> _Given request_:
Work out how many lines hold the string "this". The answer is a single number, nothing more.

> _Entries_:
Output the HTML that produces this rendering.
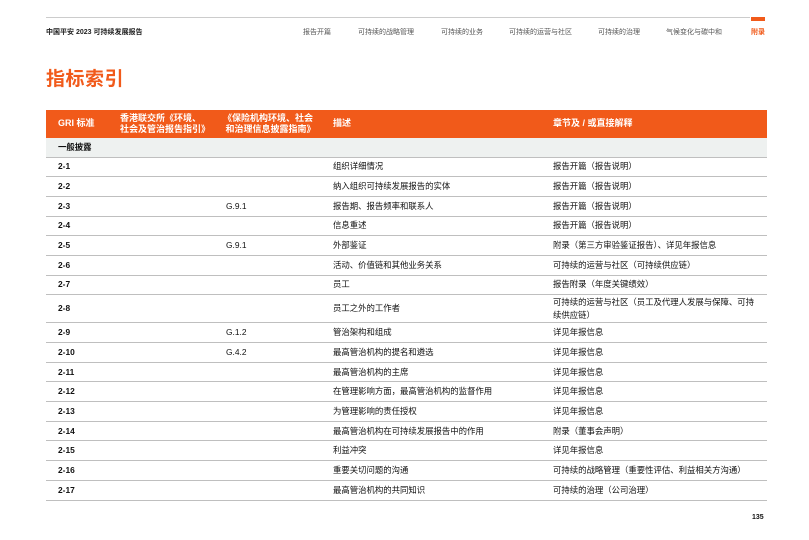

==

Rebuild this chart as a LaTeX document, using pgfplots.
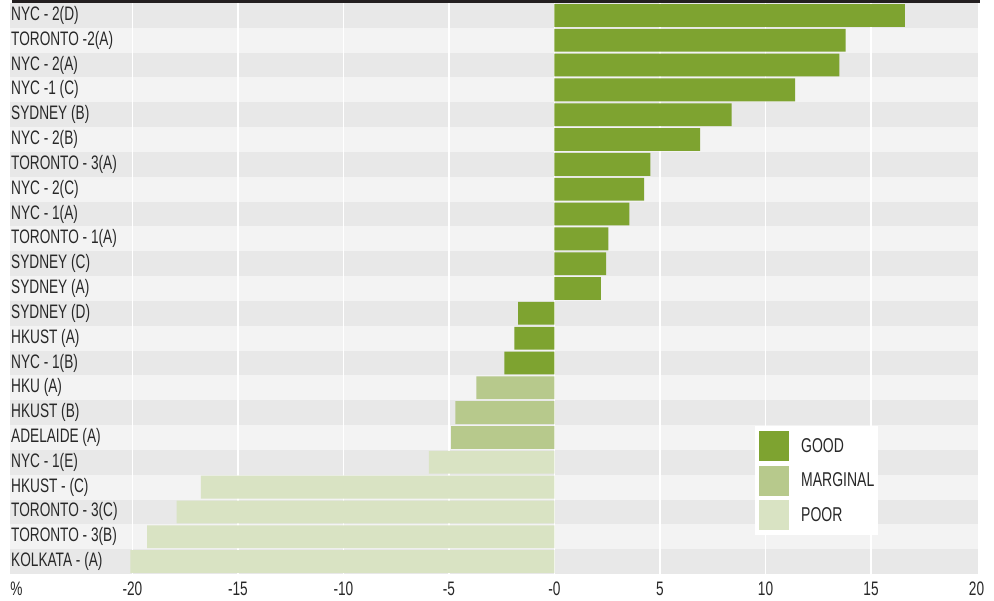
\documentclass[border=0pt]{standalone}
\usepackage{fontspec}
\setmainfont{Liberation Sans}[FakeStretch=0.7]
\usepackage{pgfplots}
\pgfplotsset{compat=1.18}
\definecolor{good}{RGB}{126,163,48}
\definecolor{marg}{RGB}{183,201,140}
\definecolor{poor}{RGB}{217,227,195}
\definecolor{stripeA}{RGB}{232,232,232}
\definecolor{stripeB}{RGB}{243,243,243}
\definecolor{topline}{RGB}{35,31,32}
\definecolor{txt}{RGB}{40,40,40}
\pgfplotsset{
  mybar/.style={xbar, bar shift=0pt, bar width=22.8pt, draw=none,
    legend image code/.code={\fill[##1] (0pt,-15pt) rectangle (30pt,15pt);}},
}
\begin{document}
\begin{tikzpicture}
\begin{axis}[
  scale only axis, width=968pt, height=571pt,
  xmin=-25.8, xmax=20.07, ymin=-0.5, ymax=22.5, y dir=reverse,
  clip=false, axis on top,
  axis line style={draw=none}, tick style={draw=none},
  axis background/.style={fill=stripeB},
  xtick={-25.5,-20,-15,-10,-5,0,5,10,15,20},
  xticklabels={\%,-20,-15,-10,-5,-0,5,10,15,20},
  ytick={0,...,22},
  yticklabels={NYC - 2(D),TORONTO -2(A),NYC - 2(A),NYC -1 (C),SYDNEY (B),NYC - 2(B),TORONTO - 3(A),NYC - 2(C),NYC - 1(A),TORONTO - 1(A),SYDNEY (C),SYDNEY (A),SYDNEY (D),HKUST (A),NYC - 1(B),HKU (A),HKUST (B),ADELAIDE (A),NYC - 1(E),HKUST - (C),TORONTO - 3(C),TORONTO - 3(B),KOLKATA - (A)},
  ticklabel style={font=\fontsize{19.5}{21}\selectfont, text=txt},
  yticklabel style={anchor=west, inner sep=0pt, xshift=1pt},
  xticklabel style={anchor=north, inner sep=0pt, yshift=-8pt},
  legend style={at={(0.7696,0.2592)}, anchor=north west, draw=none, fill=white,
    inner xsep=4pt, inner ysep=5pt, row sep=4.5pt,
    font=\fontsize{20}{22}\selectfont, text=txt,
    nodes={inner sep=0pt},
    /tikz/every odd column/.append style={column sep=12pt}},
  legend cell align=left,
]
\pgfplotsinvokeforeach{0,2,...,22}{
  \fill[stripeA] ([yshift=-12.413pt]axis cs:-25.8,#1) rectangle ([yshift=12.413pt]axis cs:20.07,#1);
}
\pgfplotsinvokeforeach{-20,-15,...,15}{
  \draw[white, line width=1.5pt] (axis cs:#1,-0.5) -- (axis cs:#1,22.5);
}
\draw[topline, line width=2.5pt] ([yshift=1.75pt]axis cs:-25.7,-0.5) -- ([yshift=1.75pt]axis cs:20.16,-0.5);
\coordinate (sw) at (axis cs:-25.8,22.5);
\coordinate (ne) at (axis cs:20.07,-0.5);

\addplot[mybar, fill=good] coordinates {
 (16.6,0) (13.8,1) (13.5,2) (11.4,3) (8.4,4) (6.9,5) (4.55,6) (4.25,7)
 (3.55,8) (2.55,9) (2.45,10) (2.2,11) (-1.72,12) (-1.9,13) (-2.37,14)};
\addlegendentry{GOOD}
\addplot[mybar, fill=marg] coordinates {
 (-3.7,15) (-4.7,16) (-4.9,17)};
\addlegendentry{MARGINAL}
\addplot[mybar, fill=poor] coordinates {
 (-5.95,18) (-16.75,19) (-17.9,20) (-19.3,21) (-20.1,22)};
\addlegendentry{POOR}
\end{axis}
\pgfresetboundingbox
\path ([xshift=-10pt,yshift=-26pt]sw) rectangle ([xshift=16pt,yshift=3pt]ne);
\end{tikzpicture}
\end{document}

> _Exercise answer_:
2